Gleichzeitig hat die CDU die Sächsische Revisions- und Treuhand GmbH beauftragt, die Buchführung der Leipziger Parteifreunde von 1997 bis 2000 zu durchleuchten - schließlich ist im September Landtagswahl und die Union will sich keine neue Affäre leisten. Der Landesverband fordert jetzt, dass Kaminski und der CDU-Kreischef Hasso Schmidt bis morgen Stellung beziehen. Es gebe "weiteren Klärungsbedarf", sagt General Winkler, denn Kaminski bestreite die Vorwürfe. Zudem müssten "Unterlagen zu mehreren Veranstaltungen" geprüft werden.
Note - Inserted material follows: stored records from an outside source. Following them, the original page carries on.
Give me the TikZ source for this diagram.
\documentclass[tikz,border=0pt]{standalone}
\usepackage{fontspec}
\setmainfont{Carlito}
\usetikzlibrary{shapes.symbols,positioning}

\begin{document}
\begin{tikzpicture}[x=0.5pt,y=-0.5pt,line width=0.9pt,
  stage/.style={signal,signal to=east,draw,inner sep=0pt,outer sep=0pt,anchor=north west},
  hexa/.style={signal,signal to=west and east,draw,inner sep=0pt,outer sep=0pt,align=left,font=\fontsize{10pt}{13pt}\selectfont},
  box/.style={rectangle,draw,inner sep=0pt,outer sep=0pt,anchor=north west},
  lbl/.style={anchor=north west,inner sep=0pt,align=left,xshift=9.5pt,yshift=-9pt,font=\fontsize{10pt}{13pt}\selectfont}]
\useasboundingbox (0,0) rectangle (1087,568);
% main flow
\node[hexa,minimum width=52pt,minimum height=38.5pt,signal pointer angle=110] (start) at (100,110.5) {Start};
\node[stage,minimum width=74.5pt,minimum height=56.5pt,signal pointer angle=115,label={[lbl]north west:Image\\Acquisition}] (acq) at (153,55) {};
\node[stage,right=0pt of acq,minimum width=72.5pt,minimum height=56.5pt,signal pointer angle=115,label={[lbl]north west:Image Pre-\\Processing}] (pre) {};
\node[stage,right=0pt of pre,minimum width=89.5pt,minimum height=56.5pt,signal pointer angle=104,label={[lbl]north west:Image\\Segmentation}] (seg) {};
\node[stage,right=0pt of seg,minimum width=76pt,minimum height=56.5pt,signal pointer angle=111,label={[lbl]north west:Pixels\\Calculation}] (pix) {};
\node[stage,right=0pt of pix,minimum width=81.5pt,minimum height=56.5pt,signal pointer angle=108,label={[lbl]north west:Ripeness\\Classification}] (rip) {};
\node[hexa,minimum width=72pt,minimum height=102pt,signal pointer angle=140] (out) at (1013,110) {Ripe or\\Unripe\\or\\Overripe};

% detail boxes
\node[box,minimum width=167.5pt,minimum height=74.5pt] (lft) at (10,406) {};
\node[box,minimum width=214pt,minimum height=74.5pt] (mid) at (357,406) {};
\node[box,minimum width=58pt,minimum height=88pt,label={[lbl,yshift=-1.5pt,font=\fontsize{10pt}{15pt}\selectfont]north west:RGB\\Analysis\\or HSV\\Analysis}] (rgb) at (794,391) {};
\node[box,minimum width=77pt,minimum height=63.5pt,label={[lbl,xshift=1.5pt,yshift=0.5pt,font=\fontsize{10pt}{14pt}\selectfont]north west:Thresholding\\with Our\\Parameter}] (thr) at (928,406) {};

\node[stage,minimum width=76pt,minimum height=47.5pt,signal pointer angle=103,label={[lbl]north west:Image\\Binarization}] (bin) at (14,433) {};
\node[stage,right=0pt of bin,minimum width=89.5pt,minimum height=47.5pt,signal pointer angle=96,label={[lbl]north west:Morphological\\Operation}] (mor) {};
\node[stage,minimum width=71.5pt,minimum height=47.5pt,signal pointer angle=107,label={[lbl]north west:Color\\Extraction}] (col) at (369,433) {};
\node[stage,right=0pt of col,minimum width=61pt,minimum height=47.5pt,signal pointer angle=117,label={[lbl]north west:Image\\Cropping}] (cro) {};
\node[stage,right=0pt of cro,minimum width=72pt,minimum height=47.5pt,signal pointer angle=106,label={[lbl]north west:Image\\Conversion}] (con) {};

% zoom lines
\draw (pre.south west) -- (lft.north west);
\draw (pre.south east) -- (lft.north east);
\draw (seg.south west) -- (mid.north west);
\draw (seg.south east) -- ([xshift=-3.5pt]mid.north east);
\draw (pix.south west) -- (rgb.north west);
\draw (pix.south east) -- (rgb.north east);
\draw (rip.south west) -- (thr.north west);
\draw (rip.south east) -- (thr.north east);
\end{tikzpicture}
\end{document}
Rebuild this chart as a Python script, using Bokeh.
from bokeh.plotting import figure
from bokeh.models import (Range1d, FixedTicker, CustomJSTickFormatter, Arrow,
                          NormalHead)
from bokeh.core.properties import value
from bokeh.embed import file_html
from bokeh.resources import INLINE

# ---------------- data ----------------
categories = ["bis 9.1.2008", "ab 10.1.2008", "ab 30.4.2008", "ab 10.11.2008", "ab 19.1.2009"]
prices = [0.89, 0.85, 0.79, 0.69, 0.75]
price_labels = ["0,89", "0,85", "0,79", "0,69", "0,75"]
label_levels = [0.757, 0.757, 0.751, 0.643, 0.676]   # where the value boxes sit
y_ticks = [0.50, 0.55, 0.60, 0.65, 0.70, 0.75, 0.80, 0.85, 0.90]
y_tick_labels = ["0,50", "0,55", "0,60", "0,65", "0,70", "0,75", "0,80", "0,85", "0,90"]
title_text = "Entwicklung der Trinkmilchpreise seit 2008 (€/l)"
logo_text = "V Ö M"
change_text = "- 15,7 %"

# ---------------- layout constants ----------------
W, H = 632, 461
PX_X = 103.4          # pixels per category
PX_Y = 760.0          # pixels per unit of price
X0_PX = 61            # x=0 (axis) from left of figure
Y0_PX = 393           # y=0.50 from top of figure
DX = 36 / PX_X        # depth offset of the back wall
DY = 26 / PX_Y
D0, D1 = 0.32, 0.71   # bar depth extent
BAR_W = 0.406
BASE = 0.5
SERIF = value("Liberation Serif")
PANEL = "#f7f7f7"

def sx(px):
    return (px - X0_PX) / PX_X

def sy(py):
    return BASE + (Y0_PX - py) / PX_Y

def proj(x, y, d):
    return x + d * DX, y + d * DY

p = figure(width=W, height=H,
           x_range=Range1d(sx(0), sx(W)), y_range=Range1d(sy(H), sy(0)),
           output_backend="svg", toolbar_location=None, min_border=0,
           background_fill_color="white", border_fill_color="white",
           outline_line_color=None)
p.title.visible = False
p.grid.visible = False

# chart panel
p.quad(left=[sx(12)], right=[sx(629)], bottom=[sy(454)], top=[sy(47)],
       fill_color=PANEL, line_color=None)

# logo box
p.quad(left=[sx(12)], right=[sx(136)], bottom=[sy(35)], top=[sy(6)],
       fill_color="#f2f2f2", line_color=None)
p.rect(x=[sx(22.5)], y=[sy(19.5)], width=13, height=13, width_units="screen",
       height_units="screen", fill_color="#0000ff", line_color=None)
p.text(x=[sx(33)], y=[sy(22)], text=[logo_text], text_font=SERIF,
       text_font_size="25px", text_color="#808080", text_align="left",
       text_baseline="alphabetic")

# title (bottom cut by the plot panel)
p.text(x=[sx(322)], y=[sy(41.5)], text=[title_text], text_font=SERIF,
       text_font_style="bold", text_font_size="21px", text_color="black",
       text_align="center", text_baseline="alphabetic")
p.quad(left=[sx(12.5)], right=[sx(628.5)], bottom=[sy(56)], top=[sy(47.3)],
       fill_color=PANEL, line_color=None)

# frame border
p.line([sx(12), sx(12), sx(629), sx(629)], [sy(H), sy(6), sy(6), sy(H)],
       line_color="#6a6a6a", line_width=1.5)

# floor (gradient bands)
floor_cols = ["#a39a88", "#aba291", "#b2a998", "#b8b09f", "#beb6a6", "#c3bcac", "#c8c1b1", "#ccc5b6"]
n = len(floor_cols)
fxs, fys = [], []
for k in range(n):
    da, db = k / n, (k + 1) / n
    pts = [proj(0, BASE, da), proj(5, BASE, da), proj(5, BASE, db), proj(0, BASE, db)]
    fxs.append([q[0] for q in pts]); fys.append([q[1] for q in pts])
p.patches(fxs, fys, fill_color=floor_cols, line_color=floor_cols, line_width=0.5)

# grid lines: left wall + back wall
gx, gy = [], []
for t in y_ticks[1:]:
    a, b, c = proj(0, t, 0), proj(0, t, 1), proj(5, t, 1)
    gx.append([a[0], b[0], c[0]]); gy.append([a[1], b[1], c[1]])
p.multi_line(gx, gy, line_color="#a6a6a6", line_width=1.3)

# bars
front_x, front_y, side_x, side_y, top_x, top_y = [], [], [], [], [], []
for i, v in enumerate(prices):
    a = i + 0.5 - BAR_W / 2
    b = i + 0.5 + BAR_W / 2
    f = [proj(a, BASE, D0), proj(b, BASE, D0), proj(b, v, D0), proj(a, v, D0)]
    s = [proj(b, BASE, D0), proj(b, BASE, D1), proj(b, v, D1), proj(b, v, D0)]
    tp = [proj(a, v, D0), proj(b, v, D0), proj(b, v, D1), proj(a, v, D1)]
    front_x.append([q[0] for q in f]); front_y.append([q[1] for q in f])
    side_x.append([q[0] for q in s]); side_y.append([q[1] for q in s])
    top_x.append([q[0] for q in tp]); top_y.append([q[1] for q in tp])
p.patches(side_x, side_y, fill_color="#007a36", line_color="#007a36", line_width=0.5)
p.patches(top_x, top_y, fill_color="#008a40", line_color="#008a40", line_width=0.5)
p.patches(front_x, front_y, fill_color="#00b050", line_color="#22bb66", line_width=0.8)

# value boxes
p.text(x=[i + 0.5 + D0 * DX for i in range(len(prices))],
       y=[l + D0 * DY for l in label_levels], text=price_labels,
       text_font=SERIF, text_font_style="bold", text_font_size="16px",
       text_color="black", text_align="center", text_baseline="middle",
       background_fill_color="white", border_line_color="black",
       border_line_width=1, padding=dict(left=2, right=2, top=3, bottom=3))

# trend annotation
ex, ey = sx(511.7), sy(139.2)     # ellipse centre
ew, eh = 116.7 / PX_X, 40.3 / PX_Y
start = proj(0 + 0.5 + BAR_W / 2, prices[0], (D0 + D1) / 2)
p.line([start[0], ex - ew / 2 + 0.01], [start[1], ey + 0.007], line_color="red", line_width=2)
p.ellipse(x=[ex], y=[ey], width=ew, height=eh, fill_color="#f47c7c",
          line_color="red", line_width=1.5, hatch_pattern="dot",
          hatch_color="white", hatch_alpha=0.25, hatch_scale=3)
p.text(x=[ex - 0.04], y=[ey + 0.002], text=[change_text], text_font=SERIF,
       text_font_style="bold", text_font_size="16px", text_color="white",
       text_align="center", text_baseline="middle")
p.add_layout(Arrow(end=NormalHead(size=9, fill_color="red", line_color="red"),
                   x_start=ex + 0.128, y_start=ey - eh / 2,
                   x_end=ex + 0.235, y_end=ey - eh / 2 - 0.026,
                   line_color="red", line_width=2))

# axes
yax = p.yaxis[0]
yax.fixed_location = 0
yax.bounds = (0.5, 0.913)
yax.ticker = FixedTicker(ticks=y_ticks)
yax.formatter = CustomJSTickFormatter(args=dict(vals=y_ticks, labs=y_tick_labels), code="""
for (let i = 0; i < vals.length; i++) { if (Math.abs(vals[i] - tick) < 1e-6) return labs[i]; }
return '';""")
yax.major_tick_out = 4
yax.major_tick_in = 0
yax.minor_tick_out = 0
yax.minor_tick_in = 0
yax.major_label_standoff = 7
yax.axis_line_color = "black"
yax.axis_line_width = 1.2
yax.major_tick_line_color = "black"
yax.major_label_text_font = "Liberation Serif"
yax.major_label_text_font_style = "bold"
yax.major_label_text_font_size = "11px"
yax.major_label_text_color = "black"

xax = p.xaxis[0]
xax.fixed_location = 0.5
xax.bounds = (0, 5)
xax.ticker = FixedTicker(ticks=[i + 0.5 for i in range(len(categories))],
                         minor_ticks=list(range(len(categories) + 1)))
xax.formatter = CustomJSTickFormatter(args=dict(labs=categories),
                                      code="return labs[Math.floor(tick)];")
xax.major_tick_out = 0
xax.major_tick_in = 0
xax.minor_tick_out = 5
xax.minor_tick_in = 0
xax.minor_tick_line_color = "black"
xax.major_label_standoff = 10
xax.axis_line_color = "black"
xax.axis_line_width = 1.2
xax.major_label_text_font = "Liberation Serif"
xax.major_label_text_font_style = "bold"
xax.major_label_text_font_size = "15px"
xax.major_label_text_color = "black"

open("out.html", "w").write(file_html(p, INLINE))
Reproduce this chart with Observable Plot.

Ein erstes Ergebnis soll der Landesvorstand Mittwoch Abend diskutieren -Ausgang offen.
Sachsens SPD-Spitzenkandidat Thomas Jurk forderte die CDU bereits auf, sich von Kaminski zu trennen und PDS-Konkurrent Peter Porsch kritisiert, "schwarzer Filz" im Freistaat sei Realität: "Eine Hand beschmutzt die andere". Kaminski sei nur ein Bauernopfer, der vielleicht "schon woanders eine Stelle hat".
"In Leipzig gibt es keinen Filz und es ist kein Sumpf trocken zu legen, sondern es gibt allenfalls Vorwürfe, die zügig und umfassend aufgeklärt werden müssen", betont hingegen OBM Wolfgang Tiefensee (SPD). Der Rathauschef bot inzwischen an, bei der Aufklärung mitzuwirken, wenn der sächsische CDU-Landesvorstand es wünscht. Muss er auch, denn die Leipziger PDS hat einen regelrechten Fragenkatalog an ihn gerichtet, in dem es zunächst ums Stadion, aber auch um mögliche Spenden geht. Der Ältestenrat - ein Gremium der Fraktions- und Verwaltungsspitzen im Rathaus - hat bereits den Rechnungsprüfungsausschuss mit Klärung beauftragt. "Ihm muss Akteneinsicht gewährt werden", fordert PDS-Fraktionsgeschäftsführer Rüdiger Ulrich. Leipzigs CDU-Kreisvorsitzende Christine Clauß ist ebenfalls interessiert, dass "alle Vorwürfe restlos aufgeklärt werden". Kaminski selbst meldete sich gestern auch zu Wort - allerdings ohne sich zur Sache zu äußern. Er wolle zunächst den Bericht der Wirtschaftsprüfer abwarten.